The Higgs is just one of these components- the other 3 are "eaten" by Ws and Zs... In particular you can do that, in an introductory level, by rotating out the Higgs field and making those unphysical degrees of freedom vanish...
However if anyone has any reference for how this is done in a Path Integral formalism, I'd be happy to see it :)
What happens is that one of these components gets a non-vanishing vev, and Higgs physical field is said to be the perturbations around that vev:
[itex]H_{phys} (x)= <H> + h(x)[/itex]
 
The clever way to do this are 't Hooft's ##R_{\xi}## gauges. You use the usual Faddeev-Popov path-integral formalism. You can go to the unitary gauge as the limit ##\xi \rightarrow \infty##. The point is that the proper vertex functions are renormalizable only for finite ##\xi##. So if you want to do loop calculations you should use a finite ##\xi##. The S-matrix elements of physical processes are gauge invariant and thus independent of ##\xi##. This shows that the particle content is as given in the unitary gauge, particularly there are no would-be Goldstone bosons as observable particles left but only one Higgs boson.

A great book, explaining this very well, is

J. C. Taylor, Gauge Theories of Weak Interactions, Cambridge University Press (1976)
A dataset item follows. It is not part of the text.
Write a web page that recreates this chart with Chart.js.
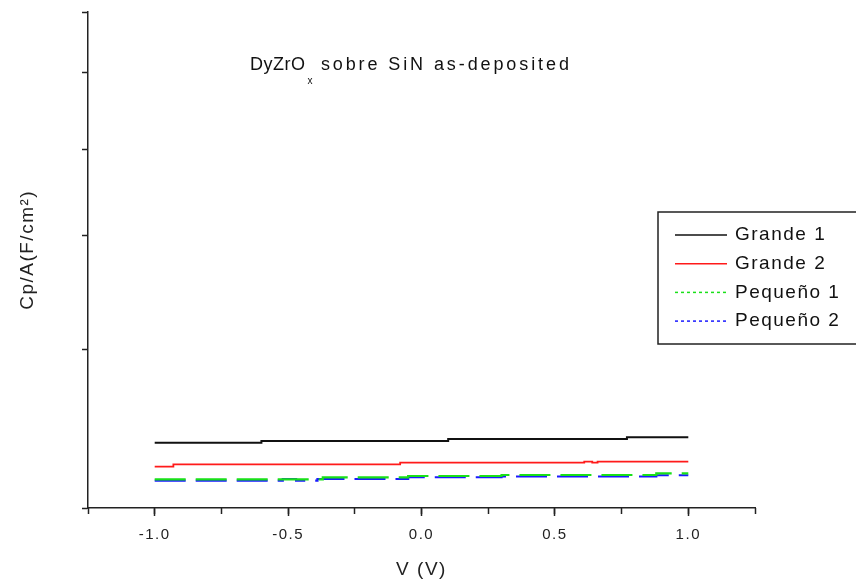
<!DOCTYPE html>
<html>
<head>
<meta charset="utf-8">
<title>DyZrOx sobre SiN</title>
<script src="https://cdn.jsdelivr.net/npm/chart.js@4.4.1/dist/chart.umd.min.js"></script>
<style>
  html, body { margin: 0; padding: 0; background: #fff; }
  #wrap { width: 856px; height: 583px; }
</style>
</head>
<body>
<div id="wrap"><canvas id="cvChart" width="856" height="583"></canvas></div>
<script>
// C-V sweeps, capacitance per area in F/cm2 (step points only)
const grande1V = [-1.0, -0.60, -0.60, 0.10, 0.10, 0.77, 0.77, 1.0];
const grande1C = [1.317e-7, 1.317e-7, 1.351e-7, 1.351e-7, 1.391e-7, 1.391e-7, 1.425e-7, 1.425e-7];

const grande2V = [-1.0, -0.93, -0.93, -0.08, -0.08, 0.61, 0.61, 0.64, 0.64, 0.66, 0.66, 0.72, 0.72, 1.0];
const grande2C = [0.833e-7, 0.833e-7, 0.881e-7, 0.881e-7, 0.913e-7, 0.913e-7, 0.933e-7, 0.933e-7, 0.913e-7, 0.913e-7, 0.933e-7, 0.933e-7, 0.933e-7, 0.933e-7];

const pequeno1V = [-1.0, -0.37, -0.37, -0.05, -0.05, 0.30, 0.30, 0.88, 0.88, 1.0];
const pequeno1C = [0.579e-7, 0.579e-7, 0.619e-7, 0.619e-7, 0.645e-7, 0.645e-7, 0.665e-7, 0.665e-7, 0.700e-7, 0.700e-7];

const pequeno2V = [-1.0, -0.52, -0.52, -0.47, -0.47, -0.39, -0.39, -0.05, -0.05, 0.30, 0.30, 0.88, 0.88, 1.0];
const pequeno2C = [0.550e-7, 0.550e-7, 0.585e-7, 0.585e-7, 0.550e-7, 0.550e-7, 0.585e-7, 0.585e-7, 0.620e-7, 0.620e-7, 0.635e-7, 0.635e-7, 0.660e-7, 0.660e-7];

const seriesNames = ['Grande 1', 'Grande 2', 'Pequeño 1', 'Pequeño 2'];

// axis ranges and tick positions
const vMin = -1.25, vMax = 1.25;
const vTicks = [-1.0, -0.5, 0.0, 0.5, 1.0];
const vMinorTicks = [-1.25, -1.0, -0.75, -0.5, -0.25, 0.0, 0.25, 0.5, 0.75, 1.0, 1.25];
const cMin = 0, cMax = 1e-6;
const yTicks = [0, 3.19e-7, 5.50e-7, 7.22e-7, 8.79e-7, 1e-6];

const FONT = 'Liberation Sans, Arial, sans-serif';
const INK = '#222';

function pts(xs, ys) {
  return xs.map((x, i) => ({ x: x, y: ys[i] }));
}

function fixedTicks(values) {
  return (scale) => {
    scale.ticks = values.map((v) => ({ value: v }));
  };
}

// Origin-style letter spacing for every text drawn on the canvas
const spacing = {
  id: 'spacing',
  beforeDraw(chart) {
    chart.ctx.letterSpacing = '1.5px';
  }
};

// boxed key on the right, drawn from the dataset styles
const keyBox = {
  id: 'keyBox',
  afterDraw(chart) {
    const ctx = chart.ctx;
    const left = 658, top = 212, bottom = 344;
    ctx.save();
    ctx.letterSpacing = '1.5px';
    ctx.strokeStyle = INK;
    ctx.lineWidth = 1.5;
    ctx.strokeRect(left, top, 870 - left, bottom - top);

    chart.data.datasets.forEach((ds, i) => {
      const y = 235 + i * 28.7;
      ctx.beginPath();
      ctx.setLineDash(ds.keyDash || []);
      ctx.strokeStyle = ds.borderColor;
      ctx.lineWidth = 1.5;
      ctx.moveTo(675, y);
      ctx.lineTo(727, y);
      ctx.stroke();
      ctx.setLineDash([]);
      ctx.fillStyle = '#111';
      ctx.font = '19px ' + FONT;
      ctx.textBaseline = 'middle';
      ctx.textAlign = 'left';
      ctx.fillText(ds.label, 735, y);
    });
    ctx.restore();
  }
};

// sample label with the subscript x
const sampleLabel = {
  id: 'sampleLabel',
  afterDraw(chart) {
    const ctx = chart.ctx;
    ctx.save();
    ctx.fillStyle = '#111';
    ctx.textBaseline = 'alphabetic';
    ctx.textAlign = 'left';
    ctx.letterSpacing = '0.5px';
    let x = 250;
    ctx.font = '18px ' + FONT;
    ctx.fillText('DyZrO', x, 70);
    x += ctx.measureText('DyZrO').width + 2;
    ctx.font = '10px ' + FONT;
    ctx.fillText('x', x, 84);
    x += ctx.measureText('x').width;
    ctx.font = '18px ' + FONT;
    ctx.letterSpacing = '2.9px';
    ctx.fillText(' sobre SiN as-deposited', x, 70);
    ctx.restore();
  }
};

const ctx = document.getElementById('cvChart').getContext('2d');

new Chart(ctx, {
  type: 'line',
  data: {
    datasets: [
      {
        label: seriesNames[0],
        data: pts(grande1V, grande1C),
        borderColor: '#111',
        borderWidth: 2,
      },
      {
        label: seriesNames[1],
        data: pts(grande2V, grande2C),
        borderColor: '#ff1a1a',
        borderWidth: 1.8,
      },
      {
        label: seriesNames[2],
        data: pts(pequeno1V, pequeno1C),
        borderColor: '#19e019',
        borderWidth: 2.2,
        borderDash: [31, 10],
        keyDash: [3, 3],
      },
      {
        label: seriesNames[3],
        data: pts(pequeno2V, pequeno2C),
        borderColor: '#1a1aff',
        borderWidth: 2.2,
        borderDash: [31, 10],
        keyDash: [3, 3],
      },
    ],
  },
  options: {
    responsive: false,
    animation: false,
    devicePixelRatio: 1,
    layout: {
      padding: { top: 12, right: 101, left: 0, bottom: 0 },
    },
    elements: {
      point: { radius: 0, hoverRadius: 0 },
      line: { tension: 0, borderCapStyle: 'butt' },
    },
    plugins: {
      legend: { display: false },
      tooltip: { enabled: false },
    },
    scales: {
      x: {
        type: 'linear',
        position: 'bottom',
        min: vMin,
        max: vMax,
        afterBuildTicks: fixedTicks(vTicks),
        ticks: {
          maxRotation: 0,
          autoSkip: false,
          padding: 10,
          color: INK,
          font: { family: FONT, size: 15 },
          callback: (v) => v.toFixed(1),
        },
        grid: {
          drawOnChartArea: false,
          tickLength: 8,
          tickWidth: 1.5,
          tickColor: INK,
        },
        border: { color: INK, width: 1.5 },
        title: {
          display: true,
          text: 'V (V)',
          color: INK,
          font: { family: FONT, size: 19 },
          padding: { top: 0, bottom: 2 },
        },
        afterFit: (scale) => { scale.height = 75; },
      },
      // minor ticks along the voltage axis
      xMinor: {
        type: 'linear',
        axis: 'x',
        position: { y: 0 },
        min: vMin,
        max: vMax,
        afterBuildTicks: fixedTicks(vMinorTicks),
        ticks: { display: false, autoSkip: false },
        grid: {
          drawOnChartArea: false,
          tickLength: 6,
          tickWidth: 1.5,
          tickColor: INK,
        },
        border: { display: false },
      },
      y: {
        type: 'linear',
        position: 'left',
        min: cMin,
        max: cMax,
        afterBuildTicks: fixedTicks(yTicks),
        ticks: { display: false },
        grid: {
          drawOnChartArea: false,
          tickLength: 6,
          tickWidth: 1.5,
          tickColor: INK,
        },
        border: { color: INK, width: 1.5 },
        title: {
          display: true,
          text: '   Cp/A(F/cm²)',
          color: INK,
          font: { family: FONT, size: 19 },
          padding: { top: 16, bottom: 0 },
        },
        afterFit: (scale) => { scale.width = 88; },
      },
    },
  },
  plugins: [spacing, keyBox, sampleLabel],
});
</script>
</body>
</html>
It's one Higgs boson in the usual formulation of the standard model with a minimal Higgs sector; you can invent more sophisticated Higgs fields, where you have more then one kind of Higgs boson left, and it's an interesting question, if the "Higgs like particle" declared as discovered on July 4, 2012 is the one described with the minimal Higgs sector or whether there are more Higgs bosons in nature or whatever it is what's behind the "Higgs mechanism".